- Directions for this task:
Print exactly the lines from the first one down to the line that contains "18, 19, 39]", both included, and skip the pictures.

- Dataset extract:
+ + + + +
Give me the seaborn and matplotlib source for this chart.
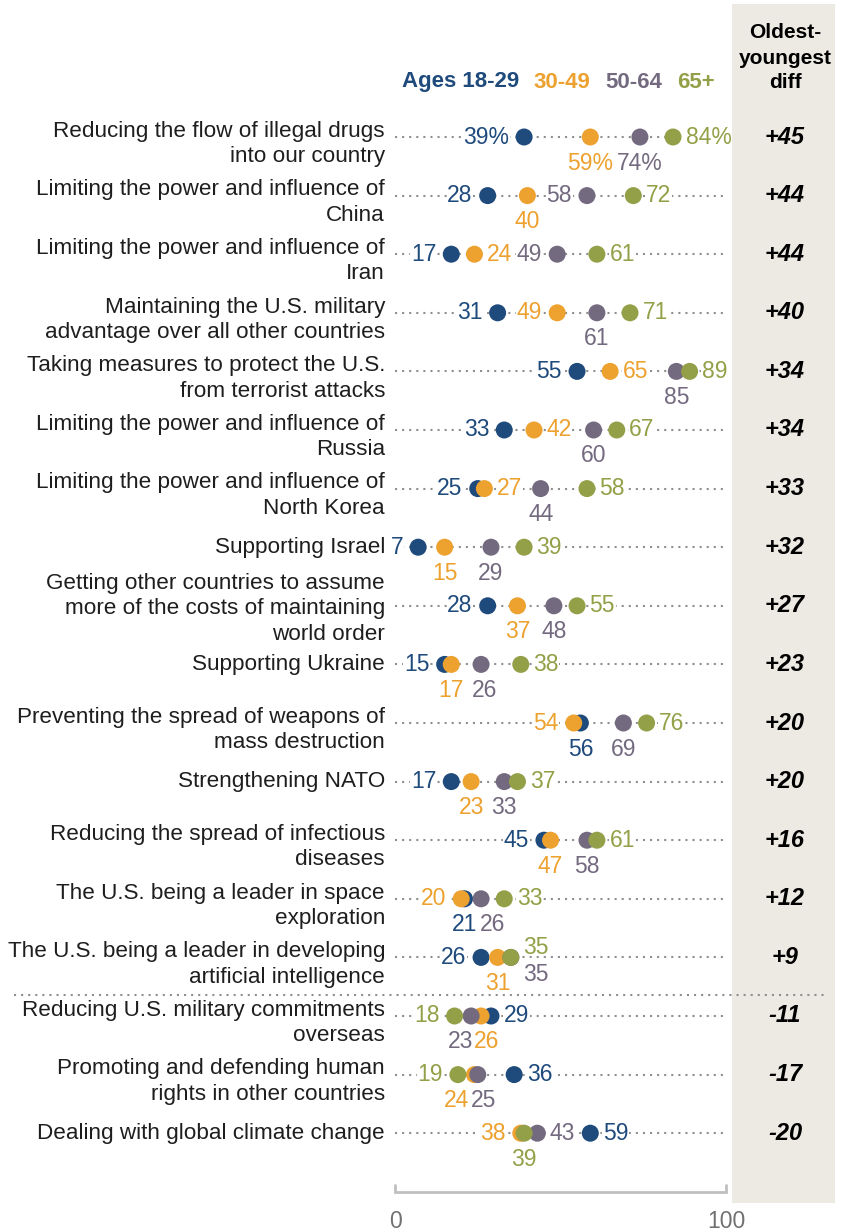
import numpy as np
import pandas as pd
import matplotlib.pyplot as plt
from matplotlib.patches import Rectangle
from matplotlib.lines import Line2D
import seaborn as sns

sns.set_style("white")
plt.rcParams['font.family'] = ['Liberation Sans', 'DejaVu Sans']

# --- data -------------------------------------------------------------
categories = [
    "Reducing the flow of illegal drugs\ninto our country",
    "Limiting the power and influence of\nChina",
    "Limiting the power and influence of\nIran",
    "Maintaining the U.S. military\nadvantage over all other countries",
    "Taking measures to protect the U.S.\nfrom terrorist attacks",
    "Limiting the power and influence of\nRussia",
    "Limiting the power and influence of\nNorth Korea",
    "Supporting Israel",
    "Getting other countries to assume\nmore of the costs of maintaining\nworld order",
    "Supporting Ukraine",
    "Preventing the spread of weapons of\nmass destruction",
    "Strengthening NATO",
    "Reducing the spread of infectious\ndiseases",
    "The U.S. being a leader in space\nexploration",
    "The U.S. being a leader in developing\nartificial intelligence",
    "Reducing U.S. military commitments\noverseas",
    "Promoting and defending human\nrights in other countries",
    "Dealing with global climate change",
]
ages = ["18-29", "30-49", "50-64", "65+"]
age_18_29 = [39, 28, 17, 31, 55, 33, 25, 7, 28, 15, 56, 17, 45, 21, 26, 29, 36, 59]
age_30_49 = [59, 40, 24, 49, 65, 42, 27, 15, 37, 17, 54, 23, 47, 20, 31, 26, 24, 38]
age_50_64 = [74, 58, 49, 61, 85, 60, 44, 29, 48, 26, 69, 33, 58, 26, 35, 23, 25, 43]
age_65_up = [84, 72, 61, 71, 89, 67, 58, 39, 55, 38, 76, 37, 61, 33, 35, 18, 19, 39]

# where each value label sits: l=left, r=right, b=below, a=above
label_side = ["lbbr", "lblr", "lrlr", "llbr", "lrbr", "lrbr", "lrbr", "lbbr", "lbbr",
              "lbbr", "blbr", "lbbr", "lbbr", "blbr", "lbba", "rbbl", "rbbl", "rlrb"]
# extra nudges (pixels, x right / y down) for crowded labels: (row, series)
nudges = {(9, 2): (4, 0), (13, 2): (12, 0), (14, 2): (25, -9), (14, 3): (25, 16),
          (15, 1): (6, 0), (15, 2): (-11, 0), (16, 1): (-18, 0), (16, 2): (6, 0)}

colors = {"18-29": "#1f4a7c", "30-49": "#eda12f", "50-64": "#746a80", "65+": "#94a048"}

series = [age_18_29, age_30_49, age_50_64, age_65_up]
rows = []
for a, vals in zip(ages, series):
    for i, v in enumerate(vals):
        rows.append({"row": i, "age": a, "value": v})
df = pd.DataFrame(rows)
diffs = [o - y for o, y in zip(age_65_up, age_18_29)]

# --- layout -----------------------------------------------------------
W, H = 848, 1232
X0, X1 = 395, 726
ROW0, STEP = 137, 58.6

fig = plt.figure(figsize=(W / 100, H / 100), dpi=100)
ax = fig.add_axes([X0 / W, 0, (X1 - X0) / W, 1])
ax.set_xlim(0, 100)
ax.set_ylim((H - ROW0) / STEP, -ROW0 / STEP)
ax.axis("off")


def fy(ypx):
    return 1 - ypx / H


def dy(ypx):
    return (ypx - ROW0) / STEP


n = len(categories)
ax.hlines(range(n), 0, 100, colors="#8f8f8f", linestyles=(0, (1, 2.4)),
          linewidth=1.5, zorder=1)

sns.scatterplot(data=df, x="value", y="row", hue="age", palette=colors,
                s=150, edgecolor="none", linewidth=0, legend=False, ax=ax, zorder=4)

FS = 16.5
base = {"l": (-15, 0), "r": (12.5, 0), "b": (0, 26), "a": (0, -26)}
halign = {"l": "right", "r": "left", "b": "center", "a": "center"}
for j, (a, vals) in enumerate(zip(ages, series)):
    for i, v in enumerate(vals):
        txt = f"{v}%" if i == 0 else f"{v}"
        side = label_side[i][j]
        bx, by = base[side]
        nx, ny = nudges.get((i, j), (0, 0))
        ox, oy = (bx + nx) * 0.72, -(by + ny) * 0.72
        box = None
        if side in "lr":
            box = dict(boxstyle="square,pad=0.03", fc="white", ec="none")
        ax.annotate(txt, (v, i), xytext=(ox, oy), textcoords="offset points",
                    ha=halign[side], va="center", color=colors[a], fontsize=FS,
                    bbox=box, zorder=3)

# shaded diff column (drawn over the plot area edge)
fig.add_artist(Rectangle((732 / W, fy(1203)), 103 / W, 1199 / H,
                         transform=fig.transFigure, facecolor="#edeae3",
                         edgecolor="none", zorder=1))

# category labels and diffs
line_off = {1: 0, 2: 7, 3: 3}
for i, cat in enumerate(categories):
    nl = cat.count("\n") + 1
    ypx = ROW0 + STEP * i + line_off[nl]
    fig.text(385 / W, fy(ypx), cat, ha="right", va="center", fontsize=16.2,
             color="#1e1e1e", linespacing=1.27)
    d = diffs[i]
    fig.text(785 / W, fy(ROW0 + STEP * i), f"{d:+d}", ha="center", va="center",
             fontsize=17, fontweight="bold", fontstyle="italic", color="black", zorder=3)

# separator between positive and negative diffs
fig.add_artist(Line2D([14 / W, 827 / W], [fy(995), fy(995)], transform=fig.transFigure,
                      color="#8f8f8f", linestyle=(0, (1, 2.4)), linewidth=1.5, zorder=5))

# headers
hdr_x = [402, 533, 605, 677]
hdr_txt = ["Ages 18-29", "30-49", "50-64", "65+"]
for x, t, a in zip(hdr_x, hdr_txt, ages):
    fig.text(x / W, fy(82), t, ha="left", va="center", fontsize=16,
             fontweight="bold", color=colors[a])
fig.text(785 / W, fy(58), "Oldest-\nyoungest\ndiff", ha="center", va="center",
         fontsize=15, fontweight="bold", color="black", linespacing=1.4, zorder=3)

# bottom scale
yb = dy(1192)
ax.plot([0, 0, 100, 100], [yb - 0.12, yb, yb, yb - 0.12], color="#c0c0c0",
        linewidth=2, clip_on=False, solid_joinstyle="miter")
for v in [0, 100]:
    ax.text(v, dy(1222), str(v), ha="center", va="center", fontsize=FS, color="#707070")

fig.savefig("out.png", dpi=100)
+ + + + +
- Output for this exercise:
Give me the seaborn and matplotlib source for this chart.
import numpy as np
import pandas as pd
import matplotlib.pyplot as plt
from matplotlib.patches import Rectangle
from matplotlib.lines import Line2D
import seaborn as sns

sns.set_style("white")
plt.rcParams['font.family'] = ['Liberation Sans', 'DejaVu Sans']

# --- data -------------------------------------------------------------
categories = [
    "Reducing the flow of illegal drugs\ninto our country",
    "Limiting the power and influence of\nChina",
    "Limiting the power and influence of\nIran",
    "Maintaining the U.S. military\nadvantage over all other countries",
    "Taking measures to protect the U.S.\nfrom terrorist attacks",
    "Limiting the power and influence of\nRussia",
    "Limiting the power and influence of\nNorth Korea",
    "Supporting Israel",
    "Getting other countries to assume\nmore of the costs of maintaining\nworld order",
    "Supporting Ukraine",
    "Preventing the spread of weapons of\nmass destruction",
    "Strengthening NATO",
    "Reducing the spread of infectious\ndiseases",
    "The U.S. being a leader in space\nexploration",
    "The U.S. being a leader in developing\nartificial intelligence",
    "Reducing U.S. military commitments\noverseas",
    "Promoting and defending human\nrights in other countries",
    "Dealing with global climate change",
]
ages = ["18-29", "30-49", "50-64", "65+"]
age_18_29 = [39, 28, 17, 31, 55, 33, 25, 7, 28, 15, 56, 17, 45, 21, 26, 29, 36, 59]
age_30_49 = [59, 40, 24, 49, 65, 42, 27, 15, 37, 17, 54, 23, 47, 20, 31, 26, 24, 38]
age_50_64 = [74, 58, 49, 61, 85, 60, 44, 29, 48, 26, 69, 33, 58, 26, 35, 23, 25, 43]
age_65_up = [84, 72, 61, 71, 89, 67, 58, 39, 55, 38, 76, 37, 61, 33, 35, 18, 19, 39]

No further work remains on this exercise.